Reward Based Reinforcement

Training your dog should be about building trust, communication, and consistency. One of the most effective ways to achieve this is through reward‑based reinforcement — using treats, praise, or signals to encourage behaviours you want to see again.

🔑 What Does Reinforcement Mean?

Reinforcement simply means strengthening a behaviour so your dog is more likely to repeat it.

  • Positive Reinforcement: Adding something pleasant (like a treat or praise) to encourage behaviour.
  • Negative Reinforcement: Removing something unpleasant (like stopping a vibration) to encourage behaviour.

👉 Remember: positive means addition, negative means subtraction — not “good” or “bad.”

🍖 How to Use Treats Effectively

  • Immediate Reward: Give the treat right after the desired behaviour so your dog makes the connection.
  • Consistency: Reinforce the same behaviour every time during early training.
  • Gradual Reduction: Once the behaviour is learned, reduce treat frequency and replace with praise or play.

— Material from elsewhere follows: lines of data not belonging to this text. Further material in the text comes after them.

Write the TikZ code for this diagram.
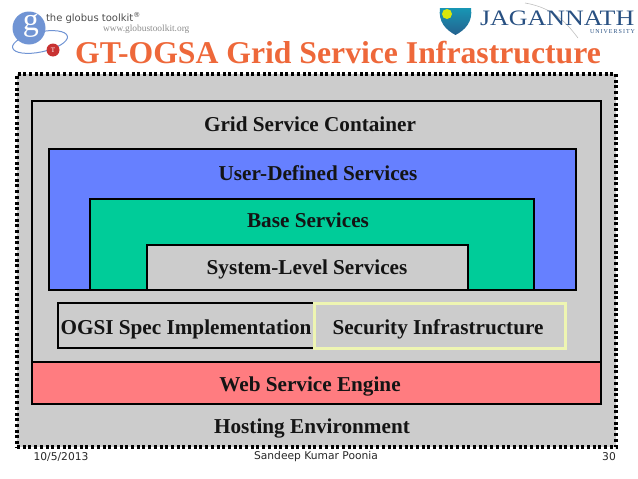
\documentclass[tikz,border=0pt]{standalone}
\usepackage{fontspec}
\setmainfont{Liberation Serif}
\setsansfont{DejaVu Sans}
\usetikzlibrary{positioning}

\definecolor{hostgray}{RGB}{204,204,204}
\definecolor{userblue}{RGB}{102,128,255}
\definecolor{basegreen}{RGB}{0,204,153}
\definecolor{enginered}{RGB}{255,124,128}
\definecolor{secyellow}{RGB}{238,245,178}
\definecolor{titleorange}{RGB}{238,104,58}
\definecolor{globusblue}{RGB}{112,148,212}
\definecolor{globusred}{RGB}{200,50,50}
\definecolor{jubl}{RGB}{40,80,130}

\begin{document}
\begin{tikzpicture}[
    x=1pt, y=-1pt,
    every node/.style={inner sep=0pt, outer sep=0pt},
    layer/.style={
        rectangle, draw=black, line width=2pt,
        anchor=north west, fill=hostgray
    },
    lbl/.style={font=\fontsize{21.2}{24}\selectfont\bfseries, text=black!92},
    foot/.style={font=\fontsize{10.7}{12}\selectfont\sffamily, text=black!85},
    tinyweb/.style={font=\fontsize{9.4}{10}\selectfont, text=black!45}
]
\useasboundingbox (0,0) rectangle (638,479);

%% -- Logos
\draw[globusblue, line width=1pt, rotate around={12:(40,42)}] (40,42) ellipse (28 and 10);
\node[circle, fill=globusblue, minimum size=33pt] (globe) at (29,28) {};
\node[font=\fontsize{32}{32}\selectfont, text=white] (gee) at (31,26) {g};
\node[circle, fill=globusred, minimum size=13pt, font=\fontsize{7}{7}\selectfont, text=white] (tee) at (53,50) {T};
\node[anchor=west, font=\fontsize{10}{12}\selectfont\sffamily, text=black!70] (toolkit) at (46,18) {the globus toolkit\textsuperscript{®}};
\node[anchor=west, tinyweb] (web) at (103,29) {www.globustoolkit.org};
\shade[top color=jubl!60!cyan, bottom color=jubl!90!cyan] (440,8) -- (471,8) .. controls (473,22) and (465,30) .. (455.5,35) .. controls (446,30) and (438,22) .. (440,8) -- cycle;
\fill[yellow!85!green] (447,14) circle (5);
\draw[gray!50, line width=0.6pt] (525,3) .. controls (555,8) and (568,25) .. (578,38);
\node[anchor=west, font=\fontsize{22}{22}\selectfont, text=jubl, xscale=1.18] (jagan) at (480,18) {JAGANNATH};
\node[anchor=east, font=\fontsize{6}{6}\selectfont, text=jubl] (univ) at (635,32) {U\,N\,I\,V\,E\,R\,S\,I\,T\,Y};

%% -- Title
\node[font=\fontsize{31.7}{34}\selectfont\bfseries, text=titleorange] (title) at (338,53) {GT-OGSA Grid Service Infrastructure};

%% -- Hosting environment
\node[rectangle, fill=hostgray, draw=black, line width=3.2pt, dash pattern=on 3pt off 2.7pt,
      anchor=north west, minimum width=599pt, minimum height=373pt] (host) at (17,74) {};
\node[layer, minimum width=569pt, minimum height=303pt] (container) at (32,101) {};

%% -- Service layers
\node[layer, fill=userblue, minimum width=527pt, minimum height=141pt] (user) at (49,149) {};
\node[layer, fill=basegreen, minimum width=444pt, minimum height=91pt] (base) at (90,199) {};
\node[layer, minimum width=321pt, minimum height=45pt] (system) at (147,245) {};
\node[layer, minimum width=256pt, minimum height=45pt] (ogsi) at (58,303) {};
\node[layer, draw=secyellow, line width=3pt, minimum width=251pt, minimum height=45pt] (security) at (314,303) {};
\node[layer, fill=enginered, minimum width=569pt, minimum height=42pt] (engine) at (32,362) {};

%% -- Layer labels
\node[lbl] (lcontainer) at (310,124) {Grid Service Container};
\node[lbl] (luser) at (318,173) {User-Defined Services};
\node[lbl] (lbase) at (308,220) {Base Services};
\node[lbl] (lsystem) at (307,269) {System-Level Services};
\node[lbl] (logsi) at (186,329) {OGSI Spec Implementation};
\node[lbl] (lsecurity) at (438,329) {Security Infrastructure};
\node[lbl] (lengine) at (310,386) {Web Service Engine};
\node[lbl] (lhost) at (312,428) {Hosting Environment};

%% -- Footer
\node[foot] (date) at (61,457) {10/5/2013};
\node[foot] (author) at (316,457) {Sandeep Kumar Poonia};
\node[foot] (page) at (609,457) {30};

\end{tikzpicture}
\end{document}
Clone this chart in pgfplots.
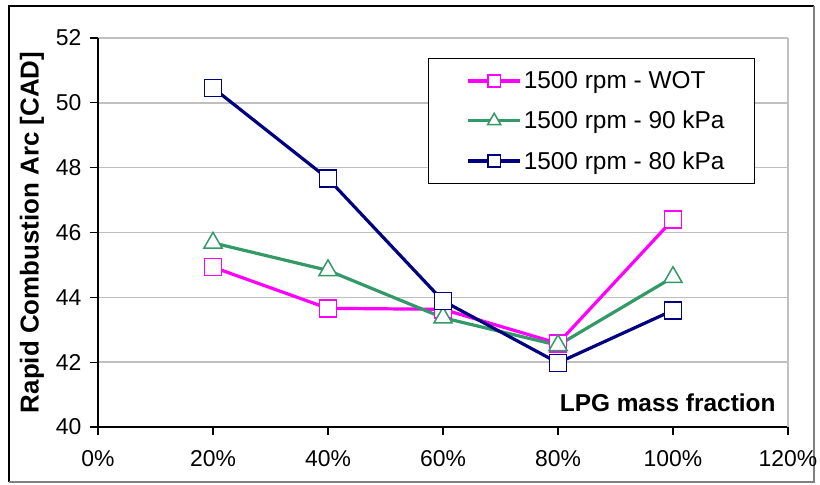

🐕 Example: Teaching a Dog Trick

Suppose you’re teaching your dog to jump a hurdle:

  • Each time they successfully jump, reward with a treat.
  • This is positive reinforcement because you’re adding something (the treat) to encourage the jump.
  • Over time, your dog learns that jumping = reward.
  • This creates a clear communication loop: beep → treat → repeat behaviour.

⚠️ Important Training Tip

Use different settings for different training types:

  • Recall training → one tone
  • Boundary training → another tone or vibration
  • Trick training → clicker or beep

Using the same signal for multiple behaviours can confuse your dog. Clear, consistent cues make learning faster and more reliable.

✅ Key Takeaway

Reward‑based reinforcement is about adding positive experiences to shape behaviour. Whether it’s a treat, a beep, or praise, the goal is to make your dog eager to repeat the action — turning training into a fun, rewarding experience for both of you.